--- start GIVEN MATERIAL ---

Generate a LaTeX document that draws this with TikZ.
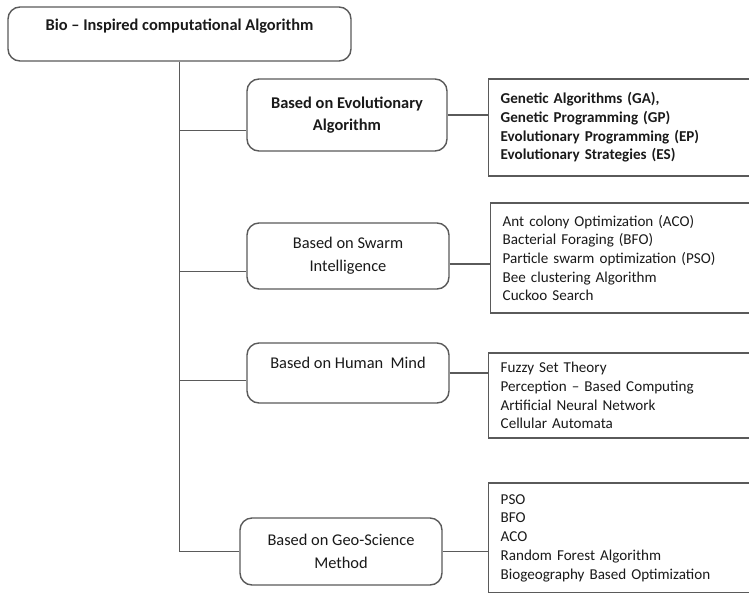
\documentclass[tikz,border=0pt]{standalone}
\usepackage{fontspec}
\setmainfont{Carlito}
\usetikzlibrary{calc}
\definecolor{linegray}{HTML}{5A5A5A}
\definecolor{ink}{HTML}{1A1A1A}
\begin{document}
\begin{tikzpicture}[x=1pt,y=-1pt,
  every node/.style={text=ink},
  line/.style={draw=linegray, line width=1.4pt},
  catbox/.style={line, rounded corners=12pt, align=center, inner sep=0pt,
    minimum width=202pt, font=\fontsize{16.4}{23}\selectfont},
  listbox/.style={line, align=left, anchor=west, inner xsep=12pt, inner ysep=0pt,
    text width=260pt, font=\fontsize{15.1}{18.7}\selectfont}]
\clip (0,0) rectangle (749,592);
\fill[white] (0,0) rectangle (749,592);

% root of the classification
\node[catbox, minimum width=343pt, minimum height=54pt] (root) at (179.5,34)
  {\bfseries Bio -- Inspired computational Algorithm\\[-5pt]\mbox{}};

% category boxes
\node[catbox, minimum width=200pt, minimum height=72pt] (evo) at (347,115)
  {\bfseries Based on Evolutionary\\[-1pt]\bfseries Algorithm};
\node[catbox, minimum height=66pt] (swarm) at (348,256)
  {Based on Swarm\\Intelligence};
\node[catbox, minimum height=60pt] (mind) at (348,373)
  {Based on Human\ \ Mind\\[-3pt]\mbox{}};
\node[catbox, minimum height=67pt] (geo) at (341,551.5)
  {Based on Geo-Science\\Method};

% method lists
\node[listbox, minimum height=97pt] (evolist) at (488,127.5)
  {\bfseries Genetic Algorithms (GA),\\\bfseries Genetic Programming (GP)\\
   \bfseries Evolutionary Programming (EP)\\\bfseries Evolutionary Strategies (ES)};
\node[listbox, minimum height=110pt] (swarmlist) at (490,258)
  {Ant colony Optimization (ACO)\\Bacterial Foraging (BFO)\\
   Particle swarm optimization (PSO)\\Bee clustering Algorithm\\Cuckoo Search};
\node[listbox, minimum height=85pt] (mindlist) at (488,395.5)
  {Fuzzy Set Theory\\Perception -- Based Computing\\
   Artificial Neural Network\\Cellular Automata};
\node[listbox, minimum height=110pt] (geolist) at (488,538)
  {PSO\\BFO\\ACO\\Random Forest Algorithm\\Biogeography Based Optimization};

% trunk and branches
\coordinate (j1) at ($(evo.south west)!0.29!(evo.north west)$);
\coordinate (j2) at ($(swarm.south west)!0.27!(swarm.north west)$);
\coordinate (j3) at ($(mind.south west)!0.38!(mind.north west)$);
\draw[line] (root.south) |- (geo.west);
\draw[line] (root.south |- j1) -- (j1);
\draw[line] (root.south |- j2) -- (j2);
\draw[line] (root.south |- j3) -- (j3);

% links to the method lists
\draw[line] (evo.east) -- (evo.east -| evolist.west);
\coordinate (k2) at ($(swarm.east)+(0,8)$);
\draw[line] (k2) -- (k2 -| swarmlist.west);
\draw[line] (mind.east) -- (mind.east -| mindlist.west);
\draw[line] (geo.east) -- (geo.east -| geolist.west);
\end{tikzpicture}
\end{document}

--- end GIVEN MATERIAL ---

▶ EXERCISE AIM
Every line of the material is to be quoted exactly, with no pictures carried over.

▶ EXERCISE ANSWER
Generate a LaTeX document that draws this with TikZ.
\documentclass[tikz,border=0pt]{standalone}
\usepackage{fontspec}
\setmainfont{Carlito}
\usetikzlibrary{calc}
\definecolor{linegray}{HTML}{5A5A5A}
\definecolor{ink}{HTML}{1A1A1A}
\begin{document}
\begin{tikzpicture}[x=1pt,y=-1pt,
  every node/.style={text=ink},
  line/.style={draw=linegray, line width=1.4pt},
  catbox/.style={line, rounded corners=12pt, align=center, inner sep=0pt,
    minimum width=202pt, font=\fontsize{16.4}{23}\selectfont},
  listbox/.style={line, align=left, anchor=west, inner xsep=12pt, inner ysep=0pt,
    text width=260pt, font=\fontsize{15.1}{18.7}\selectfont}]
\clip (0,0) rectangle (749,592);
\fill[white] (0,0) rectangle (749,592);

% root of the classification
\node[catbox, minimum width=343pt, minimum height=54pt] (root) at (179.5,34)
  {\bfseries Bio -- Inspired computational Algorithm\\[-5pt]\mbox{}};

% category boxes
\node[catbox, minimum width=200pt, minimum height=72pt] (evo) at (347,115)
  {\bfseries Based on Evolutionary\\[-1pt]\bfseries Algorithm};
\node[catbox, minimum height=66pt] (swarm) at (348,256)
  {Based on Swarm\\Intelligence};
\node[catbox, minimum height=60pt] (mind) at (348,373)
  {Based on Human\ \ Mind\\[-3pt]\mbox{}};
\node[catbox, minimum height=67pt] (geo) at (341,551.5)
  {Based on Geo-Science\\Method};

% method lists
\node[listbox, minimum height=97pt] (evolist) at (488,127.5)
  {\bfseries Genetic Algorithms (GA),\\\bfseries Genetic Programming (GP)\\
   \bfseries Evolutionary Programming (EP)\\\bfseries Evolutionary Strategies (ES)};
\node[listbox, minimum height=110pt] (swarmlist) at (490,258)
  {Ant colony Optimization (ACO)\\Bacterial Foraging (BFO)\\
   Particle swarm optimization (PSO)\\Bee clustering Algorithm\\Cuckoo Search};
\node[listbox, minimum height=85pt] (mindlist) at (488,395.5)
  {Fuzzy Set Theory\\Perception -- Based Computing\\
   Artificial Neural Network\\Cellular Automata};
\node[listbox, minimum height=110pt] (geolist) at (488,538)
  {PSO\\BFO\\ACO\\Random Forest Algorithm\\Biogeography Based Optimization};

% trunk and branches
\coordinate (j1) at ($(evo.south west)!0.29!(evo.north west)$);
\coordinate (j2) at ($(swarm.south west)!0.27!(swarm.north west)$);
\coordinate (j3) at ($(mind.south west)!0.38!(mind.north west)$);
\draw[line] (root.south) |- (geo.west);
\draw[line] (root.south |- j1) -- (j1);
\draw[line] (root.south |- j2) -- (j2);
\draw[line] (root.south |- j3) -- (j3);

% links to the method lists
\draw[line] (evo.east) -- (evo.east -| evolist.west);
\coordinate (k2) at ($(swarm.east)+(0,8)$);
\draw[line] (k2) -- (k2 -| swarmlist.west);
\draw[line] (mind.east) -- (mind.east -| mindlist.west);
\draw[line] (geo.east) -- (geo.east -| geolist.west);
\end{tikzpicture}
\end{document}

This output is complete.